> [Instructions to follow] Lines containing the string "that" are to be collected in full.

--- Start Data for processing ---

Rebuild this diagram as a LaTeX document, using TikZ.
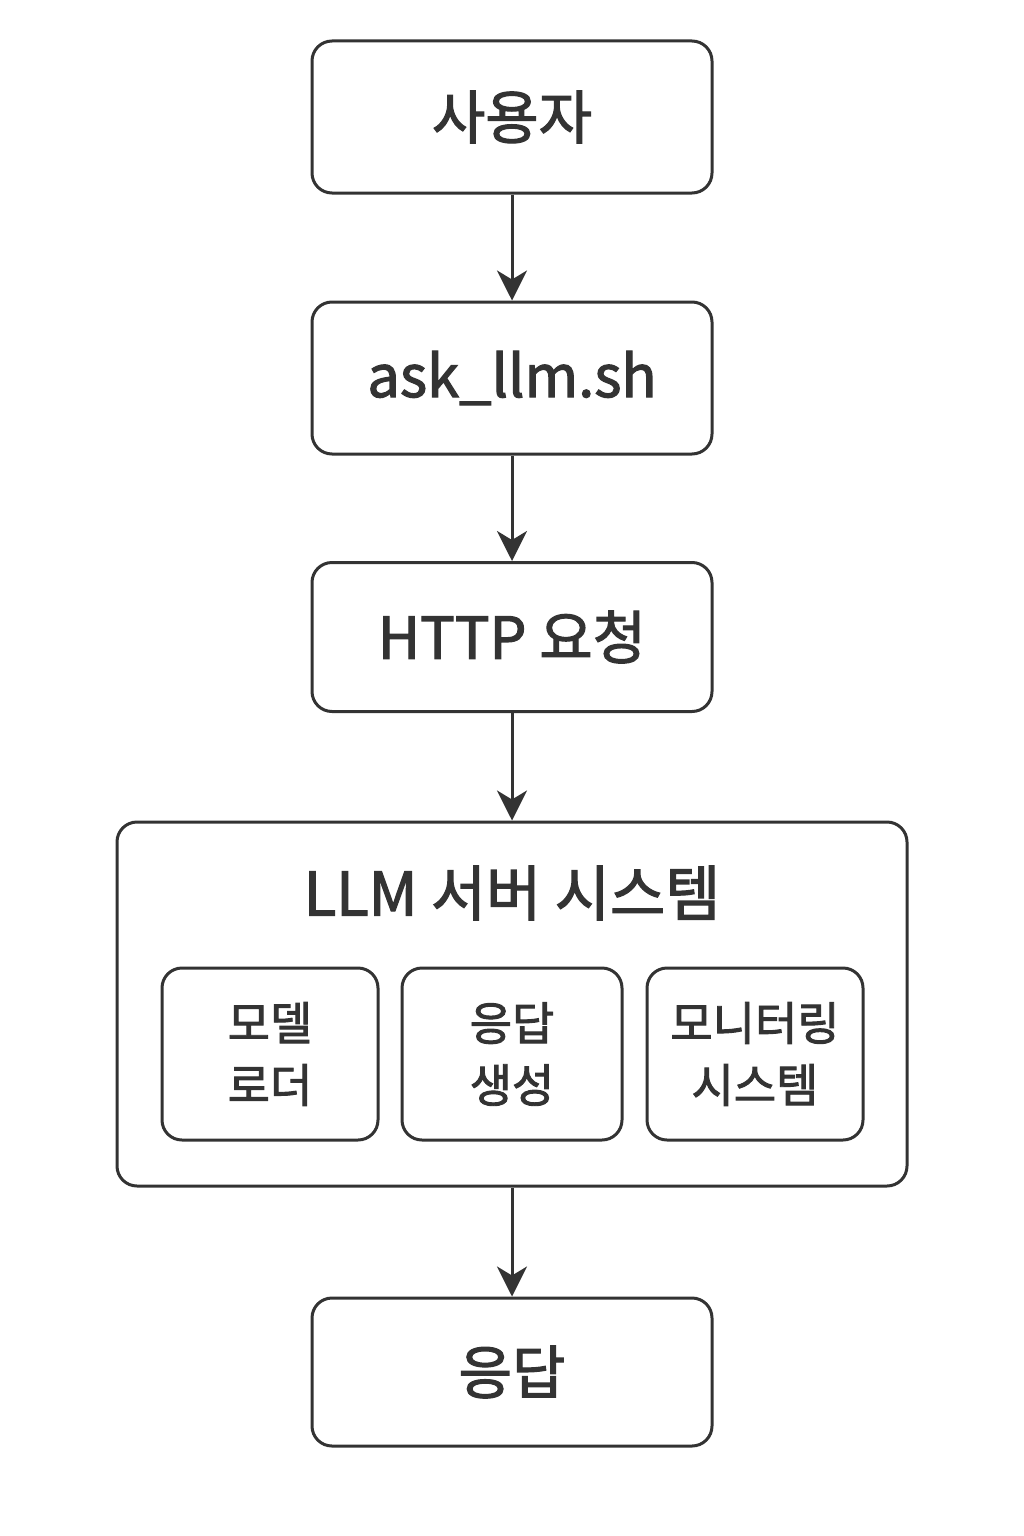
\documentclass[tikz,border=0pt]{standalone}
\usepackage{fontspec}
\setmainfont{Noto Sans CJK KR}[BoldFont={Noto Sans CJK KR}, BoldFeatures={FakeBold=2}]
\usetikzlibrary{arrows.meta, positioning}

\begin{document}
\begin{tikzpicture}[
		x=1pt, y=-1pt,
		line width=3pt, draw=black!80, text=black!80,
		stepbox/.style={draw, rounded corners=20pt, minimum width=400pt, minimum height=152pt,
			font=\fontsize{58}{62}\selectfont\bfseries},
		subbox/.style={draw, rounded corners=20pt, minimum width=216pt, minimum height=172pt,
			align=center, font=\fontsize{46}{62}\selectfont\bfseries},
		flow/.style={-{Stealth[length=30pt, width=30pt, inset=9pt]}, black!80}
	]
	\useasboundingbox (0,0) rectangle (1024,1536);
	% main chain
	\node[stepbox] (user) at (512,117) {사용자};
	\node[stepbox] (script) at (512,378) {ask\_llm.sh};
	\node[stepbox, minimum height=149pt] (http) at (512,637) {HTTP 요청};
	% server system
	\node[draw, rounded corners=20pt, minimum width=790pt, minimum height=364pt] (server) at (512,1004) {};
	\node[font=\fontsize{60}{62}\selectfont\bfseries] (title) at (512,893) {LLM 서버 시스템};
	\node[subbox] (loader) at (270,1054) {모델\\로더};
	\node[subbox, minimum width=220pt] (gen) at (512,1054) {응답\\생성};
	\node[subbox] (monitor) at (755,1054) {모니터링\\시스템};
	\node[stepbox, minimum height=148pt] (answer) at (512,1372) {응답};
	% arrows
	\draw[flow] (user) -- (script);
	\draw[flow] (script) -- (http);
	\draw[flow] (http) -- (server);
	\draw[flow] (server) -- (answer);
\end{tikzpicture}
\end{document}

--- End Data for processing ---
--- Start Data for processing ---

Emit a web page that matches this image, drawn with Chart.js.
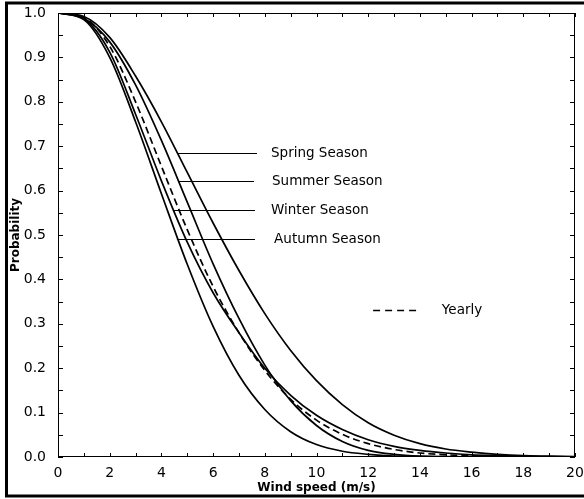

--- End Data for processing ---
--- Start Data for processing ---

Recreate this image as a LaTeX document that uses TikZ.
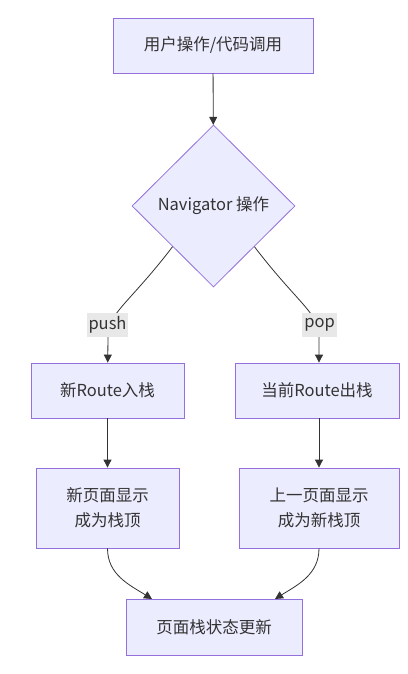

--- End Data for processing ---

> [Output of the exercise]
Emit a web page that matches this image, drawn with Chart.js.
Recreate this image as a LaTeX document that uses TikZ.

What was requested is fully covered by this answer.